There are 2 things that took my attention. The first one is high amount of IRQ. In this case I don't unfortunately have graphs from /proc/interrupts. The second thing was high system load, which I think was caused by kswapd0 having problems to work with 16G of RAM only.
Hardware 2
HW: Supermicro SC119TQ, X10DRW-i, 2x Xeon E5-2609v4 (8C/8T@1.70GHz), 128GB DDR4 RAM, 2x Supermicro 10G STGN-i1S
SSD, System configuration are the same as hardware 1. Nginx is sendfile on (aio/sendfile compared further).
This seems better, so now as we a have server, which works in peaks, we can try some optimizations.
Sendfile vs aio threads
I tried to disable sendfile and use aio threads instead.
- sendfile off
- aio threads
- directio 1M (which matches all files we have)
vs
- sendfile on
Then at 15:00 I switched back to sendfile and reloaded nginx (so it took a while to finish existing connections). It is nice that the drive utilization (measured by iostat) went down. Nothing has changed on the traffic (unfortunately zabbix decided not to collect the data from bond0).
sendfile on/off
Just tried to switch send on/off. Nothing has changed except Rescheduling interrupts.

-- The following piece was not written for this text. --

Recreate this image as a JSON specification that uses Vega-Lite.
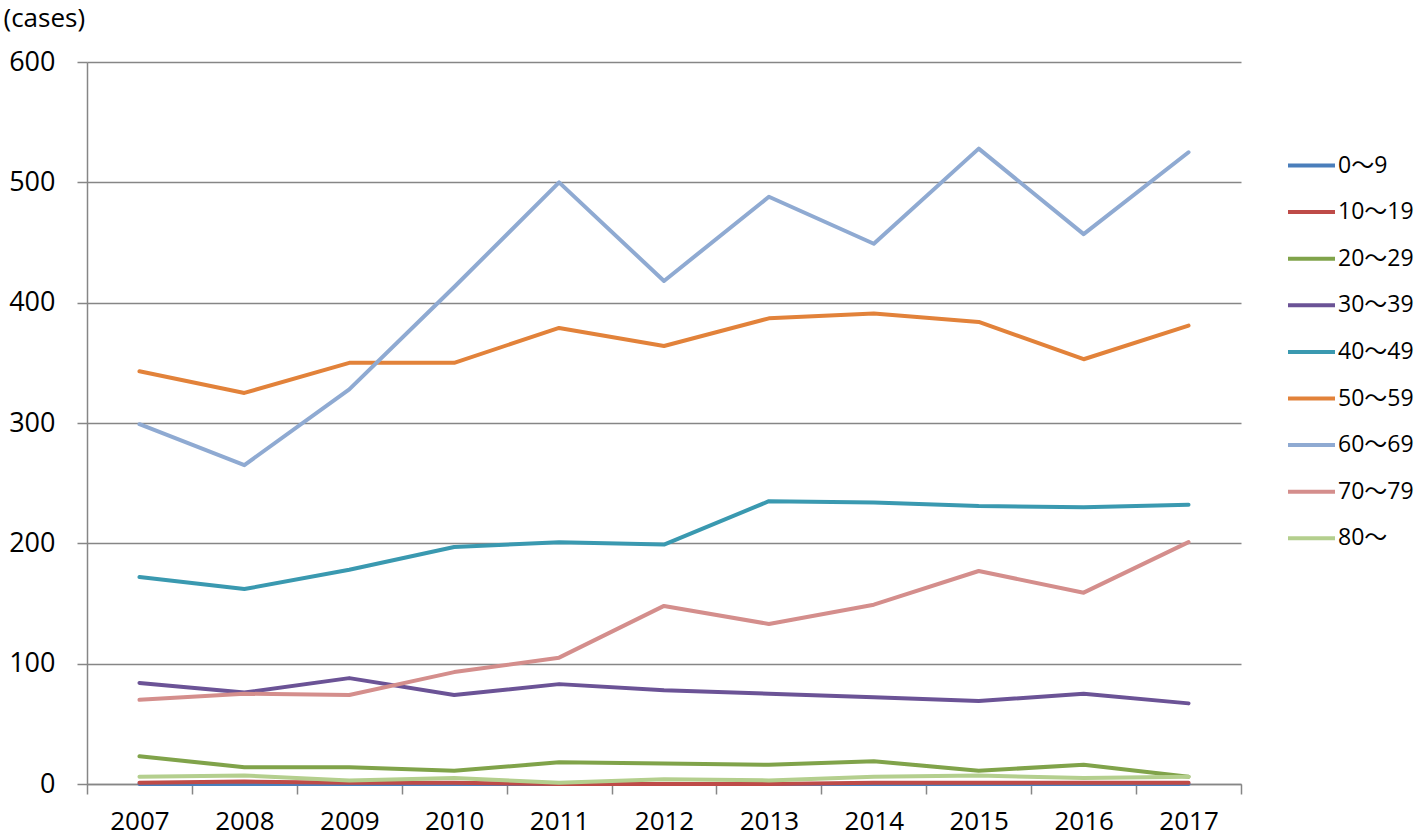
{
  "$schema": "https://vega.github.io/schema/vega-lite/v6.json",
  "width": 1154,
  "height": 722,
  "autosize": {"type": "none"},
  "padding": {"left": 87, "top": 62, "right": 177, "bottom": 52},
  "background": "white",
  "config": {"view": {"stroke": null}, "font": "Open Sans"},
  "data": {"values": [
    {"year": "2007", "age": "0～9", "cases": 0}, {"year": "2008", "age": "0～9", "cases": 0}, {"year": "2009", "age": "0～9", "cases": 0}, {"year": "2010", "age": "0～9", "cases": 0}, {"year": "2011", "age": "0～9", "cases": 0}, {"year": "2012", "age": "0～9", "cases": 0}, {"year": "2013", "age": "0～9", "cases": 0}, {"year": "2014", "age": "0～9", "cases": 0}, {"year": "2015", "age": "0～9", "cases": 0}, {"year": "2016", "age": "0～9", "cases": 0}, {"year": "2017", "age": "0～9", "cases": 0},
    {"year": "2007", "age": "10～19", "cases": 1}, {"year": "2008", "age": "10～19", "cases": 2}, {"year": "2009", "age": "10～19", "cases": 1}, {"year": "2010", "age": "10～19", "cases": 1}, {"year": "2011", "age": "10～19", "cases": 0}, {"year": "2012", "age": "10～19", "cases": 0}, {"year": "2013", "age": "10～19", "cases": 0}, {"year": "2014", "age": "10～19", "cases": 1}, {"year": "2015", "age": "10～19", "cases": 1}, {"year": "2016", "age": "10～19", "cases": 1}, {"year": "2017", "age": "10～19", "cases": 1},
    {"year": "2007", "age": "20～29", "cases": 23}, {"year": "2008", "age": "20～29", "cases": 14}, {"year": "2009", "age": "20～29", "cases": 14}, {"year": "2010", "age": "20～29", "cases": 11}, {"year": "2011", "age": "20～29", "cases": 18}, {"year": "2012", "age": "20～29", "cases": 17}, {"year": "2013", "age": "20～29", "cases": 16}, {"year": "2014", "age": "20～29", "cases": 19}, {"year": "2015", "age": "20～29", "cases": 11}, {"year": "2016", "age": "20～29", "cases": 16}, {"year": "2017", "age": "20～29", "cases": 6},
    {"year": "2007", "age": "30～39", "cases": 84}, {"year": "2008", "age": "30～39", "cases": 76}, {"year": "2009", "age": "30～39", "cases": 88}, {"year": "2010", "age": "30～39", "cases": 74}, {"year": "2011", "age": "30～39", "cases": 83}, {"year": "2012", "age": "30～39", "cases": 78}, {"year": "2013", "age": "30～39", "cases": 75}, {"year": "2014", "age": "30～39", "cases": 72}, {"year": "2015", "age": "30～39", "cases": 69}, {"year": "2016", "age": "30～39", "cases": 75}, {"year": "2017", "age": "30～39", "cases": 67},
    {"year": "2007", "age": "40～49", "cases": 172}, {"year": "2008", "age": "40～49", "cases": 162}, {"year": "2009", "age": "40～49", "cases": 178}, {"year": "2010", "age": "40～49", "cases": 197}, {"year": "2011", "age": "40～49", "cases": 201}, {"year": "2012", "age": "40～49", "cases": 199}, {"year": "2013", "age": "40～49", "cases": 235}, {"year": "2014", "age": "40～49", "cases": 234}, {"year": "2015", "age": "40～49", "cases": 231}, {"year": "2016", "age": "40～49", "cases": 230}, {"year": "2017", "age": "40～49", "cases": 232},
    {"year": "2007", "age": "50～59", "cases": 343}, {"year": "2008", "age": "50～59", "cases": 325}, {"year": "2009", "age": "50～59", "cases": 350}, {"year": "2010", "age": "50～59", "cases": 350}, {"year": "2011", "age": "50～59", "cases": 379}, {"year": "2012", "age": "50～59", "cases": 364}, {"year": "2013", "age": "50～59", "cases": 387}, {"year": "2014", "age": "50～59", "cases": 391}, {"year": "2015", "age": "50～59", "cases": 384}, {"year": "2016", "age": "50～59", "cases": 353}, {"year": "2017", "age": "50～59", "cases": 381},
    {"year": "2007", "age": "60～69", "cases": 299}, {"year": "2008", "age": "60～69", "cases": 265}, {"year": "2009", "age": "60～69", "cases": 328}, {"year": "2010", "age": "60～69", "cases": 413}, {"year": "2011", "age": "60～69", "cases": 500}, {"year": "2012", "age": "60～69", "cases": 418}, {"year": "2013", "age": "60～69", "cases": 488}, {"year": "2014", "age": "60～69", "cases": 449}, {"year": "2015", "age": "60～69", "cases": 528}, {"year": "2016", "age": "60～69", "cases": 457}, {"year": "2017", "age": "60～69", "cases": 525},
    {"year": "2007", "age": "70～79", "cases": 70}, {"year": "2008", "age": "70～79", "cases": 75}, {"year": "2009", "age": "70～79", "cases": 74}, {"year": "2010", "age": "70～79", "cases": 93}, {"year": "2011", "age": "70～79", "cases": 105}, {"year": "2012", "age": "70～79", "cases": 148}, {"year": "2013", "age": "70～79", "cases": 133}, {"year": "2014", "age": "70～79", "cases": 149}, {"year": "2015", "age": "70～79", "cases": 177}, {"year": "2016", "age": "70～79", "cases": 159}, {"year": "2017", "age": "70～79", "cases": 201},
    {"year": "2007", "age": "80～", "cases": 6}, {"year": "2008", "age": "80～", "cases": 7}, {"year": "2009", "age": "80～", "cases": 3}, {"year": "2010", "age": "80～", "cases": 5}, {"year": "2011", "age": "80～", "cases": 1}, {"year": "2012", "age": "80～", "cases": 4}, {"year": "2013", "age": "80～", "cases": 3}, {"year": "2014", "age": "80～", "cases": 6}, {"year": "2015", "age": "80～", "cases": 7}, {"year": "2016", "age": "80～", "cases": 5}, {"year": "2017", "age": "80～", "cases": 6}
  ]},
  "mark": {"type": "line", "strokeWidth": 4, "strokeCap": "round", "strokeJoin": "round"},
  "encoding": {
    "x": {
      "field": "year", "type": "ordinal", "bandPosition": 0.5,
      "scale": {"type": "band", "paddingInner": 0, "paddingOuter": 0},
      "axis": {"title": null, "labelAngle": 0, "tickBand": "extent", "grid": false,
        "domainColor": "#868686", "domainWidth": 1.5, "tickColor": "#868686", "tickWidth": 1.5, "tickSize": 10,
        "labelFontSize": 26, "labelColor": "#000000", "labelPadding": 14, "labelFont": "Open Sans"}
    },
    "y": {
      "field": "cases", "type": "quantitative", "scale": {"domain": [0, 600]},
      "axis": {"values": [0, 100, 200, 300, 400, 500, 600], "title": "(cases)", "titleAngle": 0, "titleAlign": "left", "titleBaseline": "top",
        "titleX": -84, "titleY": -57, "titleFontSize": 26, "titleFontWeight": "normal", "titleFont": "Open Sans", "titleColor": "#000000",
        "labelFontSize": 27, "labelColor": "#000000", "labelPadding": 22, "labelFont": "Open Sans",
        "tickSize": 10, "tickColor": "#868686", "tickWidth": 1.5,
        "domainColor": "#868686", "domainWidth": 1.5, "gridColor": "#868686", "gridWidth": 1.5}
    },
    "color": {
      "field": "age", "type": "nominal",
      "scale": {
        "domain": ["0～9", "10～19", "20～29", "30～39", "40～49", "50～59", "60～69", "70～79", "80～"],
        "range": ["#4A7EBB", "#BE4B48", "#80A34A", "#6B5396", "#3A99B0", "#E2823A", "#8FAAD2", "#D48E8C", "#B4CF8E"]
      },
      "legend": {
        "title": null, "orient": "none", "legendX": 1199, "legendY": 78, "padding": 0,
        "symbolType": "stroke", "symbolSize": 2209, "symbolStrokeWidth": 4, "rowPadding": 8.6,
        "labelFontSize": 23, "labelFont": "Open Sans, Noto Sans CJK JP", "labelColor": "#000000", "labelOffset": 1
      }
    }
  }
}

irqbalancer as a server/cron/disabled
As @lsd mentioned I tried to setup irqbalancer to be executed via cron:
*/5 * * * * root /usr/sbin/irqbalance --oneshot --debug 3 > /dev/null
Unfortunately it didn't help in my case. One of the network cards started behaving strange:
I couldn't find what was wrong in graphs and as it happened the next day again, I logged in to the server and saw that one core was at 100% (system usage).
I tried to start irqbalance as a service, the result was still the same.
Then I decided to use the set_irq_affinity script and it fixed the problem immediately and server pushed 17Gbps again.
Hardware 3
We did upgrade to new hardware: 2U 24 (+2) drives chassis (6xSFF), 2x Xeon E5-2620v4, 64GB DDR4 RAM (4x16GB modules), 13x SSD, 2x Supermicro (with Intel chip) network cards. New CPUs improved the performance a lot.
Current setup remains - sendfile, etc. Only difference is that we let only a single CPU handle both network cards (via set_irq_affinity script).
20Gbps limit has been reached.
Next goal? 30Gbps.
Feel free to shoot at me ideas how to improve the performance. I will be happy to test it live and share some heavy graphs in here.
Any ideas how to deal with large amount of SoftIRQs on the cpu?
This is not a question about capacity planning - I already have the hardware and the traffic. I can always split the traffic to several servers (which I will have to do in the future anyway) and fix the problem with money. This is however a question about system optimization and performance tunning in a real live scenario.